Um desempenho bem-sucedido do Brasil na questão ambiental será decisivo para o papel geopolítico do país no cenário internacional, apontaram especialistas no debate “O Brasil no mundo – política externa e a defesa meio ambiente”.
José Eli da Veiga, professor da Faculdade de Economia da USP, opina que o “Brasil tem todas as condições para ser a principal potência ambiental” do planeta.
Mas isso depende, em sua opinião, de o país investir em um sistema de inovação tecnológica que permita a transição para uma economia menos dependente de combustíveis fósseis. “É preciso dar importância para o ensino científico.”
Sérgio Besserman, professor de economia da PUC-RJ, concordou com Veiga quanto ao potencial brasileiro e agregou que a liderança na questão ambiental credenciaria o Brasil, inclusive, para a cobiçada vaga permanente no Conselho de Segurança da ONU.
“Nesta transição econômica, que é o grande tema geopolítico global, temos vantagens comparativas. É nessa discussão (a ambiental) que poderíamos desempenhar um papel essencial. Esse é o protagonismo central”, opinou Besserman. “Se o Brasil seguir nesse caminho, vai ter a vaga no Conselho de Segurança. Não precisará mexer uma palha. Porque esse será um tema do Conselho de Segurança.”
Para o ex-chanceler Luiz Felipe Lampreia, “o Brasil tem longa tradição positiva nesse campo e conseguiu algo significativo: sair da posição defensiva no momento em que os maiores poluidores globais não tomaram medidas sérias (na questão)”.

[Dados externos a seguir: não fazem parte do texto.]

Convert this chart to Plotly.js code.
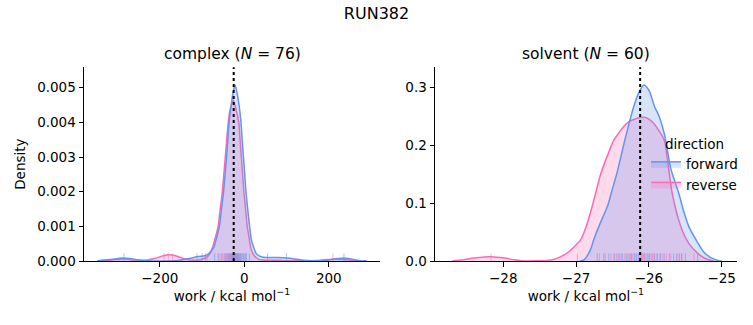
<!DOCTYPE html>
<html>
<head>
<meta charset="utf-8">
<script src="https://cdn.plot.ly/plotly-3.0.1.min.js"></script>
<style>html,body{margin:0;padding:0;background:#fff;}#plot{width:753px;height:325px;}</style>
</head>
<body>
<div id="plot"></div>
<script>
// ---- data ----
const directions = ["forward", "reverse"];
const panelTitles = ["complex (<i>N</i> = 76)", "solvent (<i>N</i> = 60)"];
const estimates = [-25.1, -26.12];

// complex: KDE curves (work, density)
const complexFwdX = [-348,-320,-300,-285,-270,-250,-230,-200,-170,-150,-130,-112,-100,-93,-85,-78,-72,-65,-59,-54,-49,-45.5,-42,-39,-36,-31,-26,-22,-18,-12.4,-7.8,-5,-2,1,4,8,12.5,17,22,28,35,45,60,80,100,120,140,160,180,200,220,236,255,275,290];
const complexFwdY = [0.00001,0.00004,0.00007,0.00009,0.00007,0.00003,0.00001,0.000003,0.00001,0.00003,0.00007,0.00012,0.00014,0.00015,0.0002,0.0003,0.0004,0.0007,0.001,0.0015,0.002,0.0025,0.003,0.0035,0.004,0.0045,0.0049,0.00508,0.0049,0.0045,0.004,0.0035,0.003,0.0025,0.002,0.0015,0.001,0.0006,0.0004,0.00022,0.00015,0.00011,0.0001,0.0001,0.00009,0.00006,0.00002,0.000005,0.00001,0.00003,0.00007,0.00009,0.00005,0.00001,0];
const complexRevX = [-348,-320,-300,-285,-270,-250,-230,-210,-195,-180,-165,-150,-135,-120,-108,-98,-90,-82,-75,-68,-62,-57,-52,-48.5,-45,-41.5,-38,-33,-26,-20,-13,-10,-7,-4,-1,3,7,11,15,21,28,36,50,80,100,130,160,180,195,210,225,245,265,290];
const complexRevY = [0.000005,0.00002,0.00004,0.00006,0.00004,0.00002,0.00003,0.00008,0.00014,0.00018,0.00016,0.0001,0.00004,0.00002,0.00003,0.00006,0.0001,0.0002,0.0004,0.0007,0.001,0.0015,0.002,0.0025,0.003,0.0035,0.004,0.0044,0.00464,0.0044,0.004,0.0035,0.003,0.0025,0.002,0.0015,0.001,0.0007,0.0004,0.0002,0.0001,0.00004,0.00002,0.00002,0.00001,0.00001,0.00001,0.00002,0.00004,0.00006,0.00005,0.00003,0.00001,0];

// solvent: KDE curves
const solventFwdX = [-26.95,-26.89,-26.8,-26.76,-26.67,-26.57,-26.5,-26.44,-26.33,-26.21,-26.13,-26.07,-26.0,-25.92,-25.86,-25.78,-25.7,-25.59,-25.52,-25.45,-25.34,-25.25,-25.15,-25.05,-25.0];
const solventFwdY = [0,0.002,0.02,0.036,0.065,0.094,0.125,0.151,0.209,0.266,0.293,0.304,0.295,0.266,0.25,0.215,0.16,0.117,0.085,0.059,0.034,0.016,0.006,0.001,0];
const solventRevX = [-28.7,-28.55,-28.4,-28.17,-27.98,-27.85,-27.76,-27.55,-27.4,-27.3,-27.21,-27.1,-27.0,-26.94,-26.86,-26.78,-26.66,-26.56,-26.48,-26.3,-26.15,-26.05,-25.95,-25.9,-25.79,-25.74,-25.68,-25.56,-25.45,-25.3,-25.2,-25.11];
const solventRevY = [0,0.002,0.005,0.0075,0.005,0.002,0.0005,0.0003,0.001,0.003,0.0075,0.016,0.028,0.036,0.06,0.094,0.151,0.185,0.209,0.238,0.247,0.248,0.24,0.232,0.209,0.17,0.117,0.059,0.03,0.01,0.003,0];

// rug samples
const complexFwdRug = [-285,-112,-100,-92,-70,-62,-55,-48,-44,-40,-37,-34,-31,-29,-27,-25,-24,-22,-20,-18,-16,-14,-12,-9,-6,-3,1,5,12,55,100,236];
const complexRevRug = [-190,-180,-170,-88,-60,-52,-46,-42,-38,-35,-33,-30,-28,-26,-25,-24,-23,-21,-19,-17,-15,-13,-10,-7,-2,3,210];
const solventFwdRug = [-26.71,-26.62,-26.55,-26.48,-26.44,-26.4,-26.36,-26.31,-26.27,-26.24,-26.2,-26.17,-26.14,-26.1,-26.07,-26.04,-26.0,-25.97,-25.93,-25.89,-25.84,-25.79,-25.72,-25.66,-25.62,-25.58,-25.55,-25.5,-25.33];
const solventRevRug = [-28.17,-26.98,-26.68,-26.6,-26.52,-26.47,-26.42,-26.38,-26.33,-26.29,-26.25,-26.22,-26.19,-26.15,-26.12,-26.09,-26.06,-26.02,-25.99,-25.95,-25.92,-25.88,-25.85,-25.81,-25.76,-25.7,-25.6,-25.55,-25.38];

// ---- styling ----
const lineCol = {forward: "rgb(100,149,237)", reverse: "rgb(255,105,180)"};
const fillCol = {forward: "rgba(100,149,237,0.25)", reverse: "rgba(255,105,180,0.25)"};
const rugCol = {forward: "rgba(100,149,237,0.55)", reverse: "rgba(255,105,180,0.55)"};
const FONT = "DejaVu Sans, sans-serif";

const panels = [
  {xa: "x", ya: "y", curves: {forward: [complexFwdX, complexFwdY], reverse: [complexRevX, complexRevY]}, rugs: {forward: complexFwdRug, reverse: complexRevRug}, legend: false},
  {xa: "x2", ya: "y2", curves: {forward: [solventFwdX, solventFwdY], reverse: [solventRevX, solventRevY]}, rugs: {forward: solventFwdRug, reverse: solventRevRug}, legend: true}
];

// draw reverse first so forward lies on top (as in the reference), legend still forward first
const drawOrder = directions.slice().reverse();
const traces = [];
panels.forEach(p => {
  drawOrder.forEach(d => {
    traces.push({
      type: "scatter", mode: "lines", x: p.curves[d][0], y: p.curves[d][1],
      xaxis: p.xa, yaxis: p.ya, name: d, legendgroup: d, showlegend: p.legend,
      legendrank: 1000 + directions.indexOf(d),
      fill: "tozeroy", fillcolor: fillCol[d],
      line: {color: lineCol[d], width: 1.5, shape: "spline", smoothing: 0.7},
      hoverinfo: "skip"
    });
  });
  drawOrder.forEach(d => {
    traces.push({
      type: "scatter", mode: "markers", x: p.rugs[d], y: p.rugs[d].map(() => 0),
      xaxis: p.xa, yaxis: p.ya, showlegend: false, cliponaxis: true,
      marker: {symbol: "line-ns", size: 11, line: {color: rugCol[d], width: 1}},
      hoverinfo: "skip"
    });
  });
});

const axBase = {
  showgrid: false, zeroline: false, showline: true, linecolor: "black", linewidth: 1,
  ticks: "outside", ticklen: 4.5, tickwidth: 1, tickcolor: "black",
  tickfont: {family: FONT, size: 13.5, color: "black"}, automargin: false, mirror: false
};
const xTitle = {text: "work / kcal mol<sup>−1</sup>", font: {family: FONT, size: 13.5, color: "black"}, standoff: 6};

const layout = {
  width: 753, height: 325,
  margin: {l: 0, r: 0, t: 0, b: 0},
  paper_bgcolor: "white", plot_bgcolor: "white",
  font: {family: FONT, color: "black"},
  title: {text: "RUN382", x: 0.5, xanchor: "center", y: 1 - 13/325, yanchor: "middle", yref: "paper", font: {family: FONT, size: 16, color: "black"}},
  xaxis: Object.assign({}, axBase, {domain: [84/753, 380/753], range: [-379.4, 321.2], tickvals: [-200, 0, 200], anchor: "y", title: xTitle}),
  yaxis: Object.assign({}, axBase, {domain: [64/325, 257.7/325], range: [0, 0.00559], tickvals: [0, 0.001, 0.002, 0.003, 0.004, 0.005], tickformat: ".3f", anchor: "x",
    title: {text: "Density", font: {family: FONT, size: 13.5, color: "black"}, standoff: 8}}),
  xaxis2: Object.assign({}, axBase, {domain: [435/753, 736.7/753], range: [-28.938, -24.794], tickvals: [-28, -27, -26, -25], anchor: "y2", title: xTitle}),
  yaxis2: Object.assign({}, axBase, {domain: [64/325, 257.7/325], range: [0, 0.3345], tickvals: [0, 0.1, 0.2, 0.3], tickformat: ".1f", anchor: "x2"}),
  showlegend: true,
  legend: {
    x: 646/753, xanchor: "left", y: 1 - 131/325, yanchor: "top",
    bgcolor: "rgba(0,0,0,0)", borderwidth: 0, traceorder: "normal",
    font: {family: FONT, size: 13.5, color: "black"},
    title: {text: "direction", side: "top center", font: {family: FONT, size: 13.5, color: "black"}},
    itemwidth: 30, tracegroupgap: 0
  },
  annotations: panelTitles.map((t, i) => ({
    text: t, xref: (i === 0 ? "x" : "x2") + " domain", x: 0.5, xanchor: "center",
    yref: "paper", y: 1 - 54/325, yanchor: "middle", showarrow: false,
    font: {family: FONT, size: 15.5, color: "black"}
  })),
  shapes: estimates.map((v, i) => ({
    type: "line", xref: i === 0 ? "x" : "x2", yref: (i === 0 ? "y" : "y2") + " domain",
    x0: v, x1: v, y0: 0, y1: 1, line: {color: "black", width: 2, dash: "dot"}
  }))
};

Plotly.newPlot("plot", traces, layout, {staticPlot: true, displayModeBar: false});
</script>
</body>
</html>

Na opinião de Lampreia, é crescente o impasse global em torno de quanto cada país deve fazer para combater as mudanças climáticas. Isso, acredita ele, ficou evidente na conferência climática de Copenhague, em dezembro passado, e deve se repetir em evento semelhante a ser realizado em Cancún (México), no fim deste ano.
“Recentes cifras apontam para a redução no desmatamento da Amazônia. Se essa tendência se perpetuar, o Brasil terá reforçada suas credenciais diplomáticas para atuar no campo (ambiental) e para quebrar esse impasse. É uma área-chave de atuação no campo internacional.”
Responsabilidade moral
Ricardo Seitenfus, representante da OEA (Organização dos Estados Americanos) no Haiti e professor de Relações Internacionais da Universidade Federal de Santa Maria (RS), considera um erro que, “do ponto de vista moral e ético, nós, que estamos em vias de nos desenvolvermos, sejamos reféns de uma situação criada essencialmente pelo desenvolvimento dos países industrializados”.
A afirmação foi rebatida por Eli da Veiga, que pede corresponsabilidade no combate às mudanças climáticas: “Não é verdade que o mundo ainda seja dividido em países desenvolvidos e não desenvolvidos. Estamos acelerando a extinção da nossa espécie, é uma situação que envolve a todos”.
Segundo ele, a noção de aquecimento global é muito recente para que países ricos sejam inteiramente responsabilizados por um modelo de desenvolvimento iniciado muitas décadas atrás.
Para Besserman, o mais importante é ver a questão sob o ponto de vista dos mais pobres, “contados às centenas de milhões”, que, afirma, são mais vulneráveis às mudanças climáticas.
Ele criticou o modelo de ocupação da Amazônia baseado no desmatamento e, segundo ele, defendido por alguns ruralistas como sendo a única opção econômica para a população local.
“O pior IDH (Índice de Desenvolvimento Humano) do Brasil é o da terra do meio (das regiões desmatadas). É um modelo de desenvolvimento social perverso, injusto, hipócrita. O povo da Amazônia merece um desenvolvimento baseado em conhecimento”, disse.
O debate desta segunda-feira, que também abordou os limites e as metas da diplomacia brasileira, fez parte do ciclo de encontros "O Futuro do Brasil". Os debates anteriores abordaram a economia e a educação no Brasil.